Track down the lines that contain "this" and copy them.

BEGIN Supplied records

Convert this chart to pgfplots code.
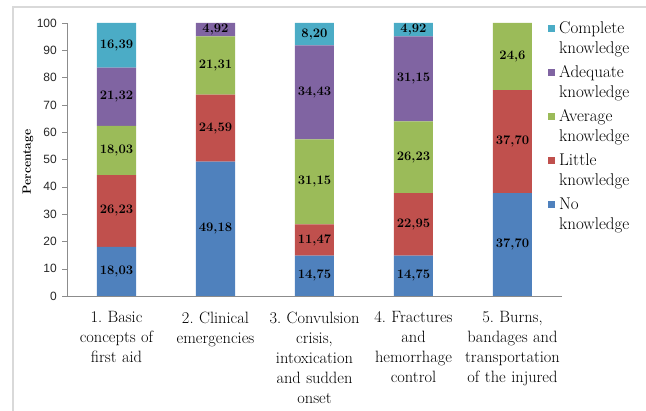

END Supplied records
BEGIN Supplied records

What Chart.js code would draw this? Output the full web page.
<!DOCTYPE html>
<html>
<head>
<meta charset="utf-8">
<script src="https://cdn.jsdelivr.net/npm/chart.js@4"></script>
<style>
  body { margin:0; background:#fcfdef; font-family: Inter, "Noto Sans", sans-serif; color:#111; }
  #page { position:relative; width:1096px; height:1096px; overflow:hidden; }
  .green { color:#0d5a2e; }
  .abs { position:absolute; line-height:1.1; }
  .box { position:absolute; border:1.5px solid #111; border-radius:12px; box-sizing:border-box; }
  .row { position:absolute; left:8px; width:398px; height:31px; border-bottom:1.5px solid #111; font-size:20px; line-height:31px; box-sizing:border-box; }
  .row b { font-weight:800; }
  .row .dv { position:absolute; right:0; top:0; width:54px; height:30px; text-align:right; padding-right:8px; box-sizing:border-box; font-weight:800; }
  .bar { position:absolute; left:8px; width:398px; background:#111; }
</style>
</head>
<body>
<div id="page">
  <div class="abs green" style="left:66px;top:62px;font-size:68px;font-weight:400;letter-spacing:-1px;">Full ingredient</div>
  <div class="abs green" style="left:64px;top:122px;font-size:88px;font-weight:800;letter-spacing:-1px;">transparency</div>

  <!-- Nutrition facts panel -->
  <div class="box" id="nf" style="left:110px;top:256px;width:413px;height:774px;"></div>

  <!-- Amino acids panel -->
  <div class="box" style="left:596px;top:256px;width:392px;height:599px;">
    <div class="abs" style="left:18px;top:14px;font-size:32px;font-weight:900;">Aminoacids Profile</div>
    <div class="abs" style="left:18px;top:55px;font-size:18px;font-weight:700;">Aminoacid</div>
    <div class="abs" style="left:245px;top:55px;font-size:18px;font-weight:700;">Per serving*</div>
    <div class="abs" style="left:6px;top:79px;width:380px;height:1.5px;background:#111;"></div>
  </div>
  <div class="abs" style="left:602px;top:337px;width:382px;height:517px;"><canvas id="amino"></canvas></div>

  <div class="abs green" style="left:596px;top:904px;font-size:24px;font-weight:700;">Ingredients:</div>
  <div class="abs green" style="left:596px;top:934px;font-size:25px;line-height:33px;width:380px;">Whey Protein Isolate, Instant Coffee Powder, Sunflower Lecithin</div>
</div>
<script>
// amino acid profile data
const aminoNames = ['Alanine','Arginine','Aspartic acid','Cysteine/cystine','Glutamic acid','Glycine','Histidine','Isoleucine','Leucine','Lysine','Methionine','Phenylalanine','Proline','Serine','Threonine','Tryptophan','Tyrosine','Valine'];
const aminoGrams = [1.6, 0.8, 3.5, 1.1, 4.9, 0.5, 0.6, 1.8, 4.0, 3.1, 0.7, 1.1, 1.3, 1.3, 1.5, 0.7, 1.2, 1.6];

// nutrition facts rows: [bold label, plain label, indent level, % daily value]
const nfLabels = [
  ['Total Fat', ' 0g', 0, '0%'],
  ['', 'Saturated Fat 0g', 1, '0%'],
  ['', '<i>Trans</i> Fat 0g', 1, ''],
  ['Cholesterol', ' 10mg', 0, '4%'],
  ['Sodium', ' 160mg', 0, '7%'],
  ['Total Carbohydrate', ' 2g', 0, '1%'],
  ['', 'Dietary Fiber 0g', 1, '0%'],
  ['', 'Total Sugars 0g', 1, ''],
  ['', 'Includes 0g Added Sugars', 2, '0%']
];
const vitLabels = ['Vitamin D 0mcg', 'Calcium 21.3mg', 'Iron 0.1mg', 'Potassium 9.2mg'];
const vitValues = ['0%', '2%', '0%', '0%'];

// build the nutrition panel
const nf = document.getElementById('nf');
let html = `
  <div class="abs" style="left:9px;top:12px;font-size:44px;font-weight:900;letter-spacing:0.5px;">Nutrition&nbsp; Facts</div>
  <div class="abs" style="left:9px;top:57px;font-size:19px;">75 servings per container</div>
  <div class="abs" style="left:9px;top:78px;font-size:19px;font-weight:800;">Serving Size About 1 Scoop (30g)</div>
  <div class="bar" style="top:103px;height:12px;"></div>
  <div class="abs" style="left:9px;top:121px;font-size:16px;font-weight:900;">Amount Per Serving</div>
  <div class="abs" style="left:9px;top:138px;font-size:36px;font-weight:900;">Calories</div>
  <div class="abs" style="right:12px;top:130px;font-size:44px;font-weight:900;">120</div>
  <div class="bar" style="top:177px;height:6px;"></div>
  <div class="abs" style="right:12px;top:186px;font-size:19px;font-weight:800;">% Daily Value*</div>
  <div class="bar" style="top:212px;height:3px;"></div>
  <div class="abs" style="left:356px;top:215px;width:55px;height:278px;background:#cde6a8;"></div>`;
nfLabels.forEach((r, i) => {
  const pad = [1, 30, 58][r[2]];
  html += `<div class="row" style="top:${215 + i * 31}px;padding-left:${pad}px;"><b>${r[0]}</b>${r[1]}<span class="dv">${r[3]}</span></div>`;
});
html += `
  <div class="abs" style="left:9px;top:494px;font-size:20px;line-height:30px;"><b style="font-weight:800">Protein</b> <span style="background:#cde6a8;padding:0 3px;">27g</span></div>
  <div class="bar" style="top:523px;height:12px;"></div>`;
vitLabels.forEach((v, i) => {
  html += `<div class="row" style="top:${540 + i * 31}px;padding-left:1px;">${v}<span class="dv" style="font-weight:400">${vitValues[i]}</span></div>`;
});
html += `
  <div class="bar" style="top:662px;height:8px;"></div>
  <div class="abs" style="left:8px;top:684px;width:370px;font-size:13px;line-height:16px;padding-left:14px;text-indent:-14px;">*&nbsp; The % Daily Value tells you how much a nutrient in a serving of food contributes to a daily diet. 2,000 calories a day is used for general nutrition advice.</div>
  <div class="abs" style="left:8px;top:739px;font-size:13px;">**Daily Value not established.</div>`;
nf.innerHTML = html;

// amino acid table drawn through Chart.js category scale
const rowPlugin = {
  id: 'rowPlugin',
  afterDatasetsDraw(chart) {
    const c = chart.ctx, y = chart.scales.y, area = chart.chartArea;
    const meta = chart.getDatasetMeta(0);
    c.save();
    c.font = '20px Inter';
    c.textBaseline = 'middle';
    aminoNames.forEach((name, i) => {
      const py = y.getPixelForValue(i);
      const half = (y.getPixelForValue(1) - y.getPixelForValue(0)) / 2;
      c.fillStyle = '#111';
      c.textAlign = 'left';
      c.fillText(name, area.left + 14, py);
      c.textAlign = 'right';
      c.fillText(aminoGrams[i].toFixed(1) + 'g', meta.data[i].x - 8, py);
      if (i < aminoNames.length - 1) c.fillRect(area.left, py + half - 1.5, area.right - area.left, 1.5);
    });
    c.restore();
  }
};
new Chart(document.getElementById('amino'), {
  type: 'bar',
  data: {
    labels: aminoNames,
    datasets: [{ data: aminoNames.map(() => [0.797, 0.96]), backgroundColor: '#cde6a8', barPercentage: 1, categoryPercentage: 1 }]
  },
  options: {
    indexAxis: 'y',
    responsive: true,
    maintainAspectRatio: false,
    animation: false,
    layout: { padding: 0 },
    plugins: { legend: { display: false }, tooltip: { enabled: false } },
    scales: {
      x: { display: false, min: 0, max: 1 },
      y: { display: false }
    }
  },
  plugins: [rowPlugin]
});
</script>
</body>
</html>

END Supplied records

• [Correct result]:
Convert this chart to pgfplots code.
What Chart.js code would draw this? Output the full web page.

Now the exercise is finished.